Safe in the deeper part of the bay, I ate lunch afloat and watched the sky to the north grow stranger and more beautiful. I returned the kayak and drove to the Rock, where a longboard surfing contest was taking place in brilliant sunshine against a gloomy backdrop.


Someone on a cell phone reported that it was snowing heavily in Cayucos.

Most of the surfers had gray hair. The festive holiday-weekend atmosphere made me wistful. I wished I could surf, or just jump into the water here without a wetsuit and swim for half an hour as I had used to before worrying about chronic colds. But my mood soon reversed and the continuing solitude felt delicious.

Seeing Bishops Peak in the distance on my way home, I decided to prolong the enjoment and give myself a workout. From Highland Drive I huffed to the top of the trail in thirty minutes, keeping eyes on the path and proudly passing several hikers. At the memorial bench below the first summit, the late afternoon light was as spectacular as at the coast. I pushed through the poison-0ak laden scrub to the second summit and probed the caves and crazily balanced blocks of granite looking for a way to the top. The topmost block was too exposed but I found a secondary vantage where to sit and and watch the show.


Toward the east in front of Cuesta Ridge, I observed young people mounting the first summit, where not long ago a Cal Poly student took a step backward and plunged to his death.

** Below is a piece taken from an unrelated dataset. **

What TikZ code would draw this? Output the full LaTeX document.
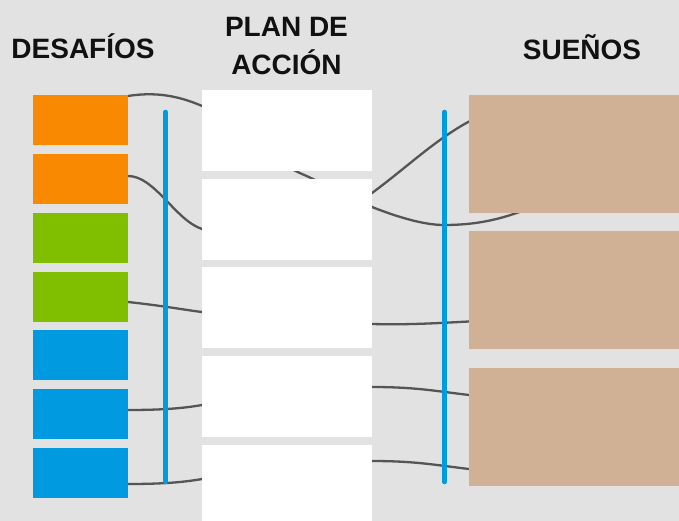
\documentclass[tikz,border=0pt]{standalone}
\usepackage{fontspec}
\setmainfont{Liberation Sans}
\usetikzlibrary{calc}
\definecolor{bggray}{RGB}{226,226,226}
\definecolor{dorange}{RGB}{248,137,0}
\definecolor{dgreen}{RGB}{128,191,0}
\definecolor{dblue}{RGB}{0,154,224}
\definecolor{stan}{RGB}{209,177,150}
\definecolor{curvegray}{RGB}{85,85,85}
\definecolor{titleblack}{RGB}{17,17,17}
\begin{document}
\begin{tikzpicture}[x=1pt,y=-1pt,
  desbox/.style={draw=none,fill=#1,minimum width=95pt,minimum height=50pt,inner sep=0pt,outer sep=0pt,anchor=north west},
  planbox/.style={draw=none,fill=white,minimum width=170pt,minimum height=81pt,inner sep=0pt,outer sep=0pt,anchor=north west},
  suebox/.style={draw=none,fill=stan,minimum width=210pt,minimum height=118pt,inner sep=0pt,outer sep=0pt,anchor=north west},
  link/.style={draw=curvegray,line width=2.3pt},
  bar/.style={draw=dblue,line width=4.5pt,line cap=round},
  title/.style={font=\bfseries\fontsize{28}{38}\selectfont,text=titleblack,inner sep=0pt,anchor=base,align=center}
]
\fill[bggray] (0,0) rectangle (679,521);
\useasboundingbox (0,0) rectangle (679,521);

% connectors drawn first (behind boxes)
\coordinate (a1) at (128,96);
\coordinate (a2) at (302,174);
\coordinate (a3) at (444,225);
\coordinate (a4) at (530,208);
\draw[link] (a1) .. controls (160,91) and (185,97) .. (215,112)
  .. controls (245,128) and (275,163) .. (a2)
  .. controls (330,186) and (350,200) .. (372,207)
  .. controls (400,218) and (425,225) .. (a3)
  .. controls (475,225) and (500,220) .. (a4);
\coordinate (b1) at (128,176);
\coordinate (b2) at (202,229);
\coordinate (b3) at (372,193);
\coordinate (b4) at (478,117);
\draw[link] (b1) .. controls (155,176) and (175,220) .. (b2)
  .. controls (280,250) and (330,217) .. (b3)
  .. controls (410,165) and (440,135) .. (b4);
\coordinate (c1) at (128,302);
\coordinate (c2) at (202,312);
\coordinate (c3) at (372,324);
\coordinate (c4) at (478,321);
\draw[link] (c1) .. controls (165,306) and (185,310) .. (c2) -- (c3)
  .. controls (410,325) and (440,323) .. (c4);
\coordinate (e1) at (128,410);
\coordinate (e2) at (202,405);
\coordinate (e3) at (372,387);
\coordinate (e4) at (478,396);
\draw[link] (e1) .. controls (165,410) and (185,408) .. (e2) -- (e3)
  .. controls (420,387) and (440,392) .. (e4);
\coordinate (f1) at (128,484);
\coordinate (f2) at (202,479);
\coordinate (f3) at (372,461);
\coordinate (f4) at (478,470);
\draw[link] (f1) .. controls (165,484) and (185,482) .. (f2) -- (f3)
  .. controls (420,461) and (440,466) .. (f4);

% left boxes
\node[desbox=dorange] (d1) at (33,95) {};
\node[desbox=dorange] (d2) at (33,154) {};
\node[desbox=dgreen] (d3) at (33,213) {};
\node[desbox=dgreen] (d4) at (33,272) {};
\node[desbox=dblue] (d5) at (33,330) {};
\node[desbox=dblue] (d6) at (33,389) {};
\node[desbox=dblue] (d7) at (33,448) {};

% plan boxes
\node[planbox] (p1) at (202,90) {};
\node[planbox] (p2) at (202,179) {};
\node[planbox] (p3) at (202,267) {};
\node[planbox] (p4) at (202,356) {};
\node[planbox,minimum height=80pt] (p5) at (202,445) {};

% dream boxes
\node[suebox] (s1) at (469,95) {};
\node[suebox] (s2) at (469,231) {};
\node[suebox] (s3) at (469,368) {};

% blue bars
\coordinate (lt) at (165.5,112);
\coordinate (lb) at (165.5,482);
\coordinate (rt) at (444.5,112);
\coordinate (rb) at (444.5,482);
\draw[bar] (lt) -- (lb);
\draw[bar] (rt) -- (rb);

% titles
\node[title] (t1) at (83,59) {DESAFÍOS};
\node[title] (t2) at (286.5,75) {PLAN DE\\ACCIÓN};
\node[title] (t3) at (582,59.5) {SUEÑOS};
\end{tikzpicture}
\end{document}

Toward the South, the ridge of Point Sal framed the Bay from Avila to the Nipomo dunes.


Toward the north, the snowstorm that had hit Cayucos was moving along Highway 41.


To the West, through apertures in swirling cloud, the sun dropped a column of light that ignited soft green banks of grassy swales.

And overhead, a Rough-legged hawk, Buteo lagopus, hovered motionless, clasping the chill wind with fully extended wingtips and tailfeathers.


When the sun went down, I descended.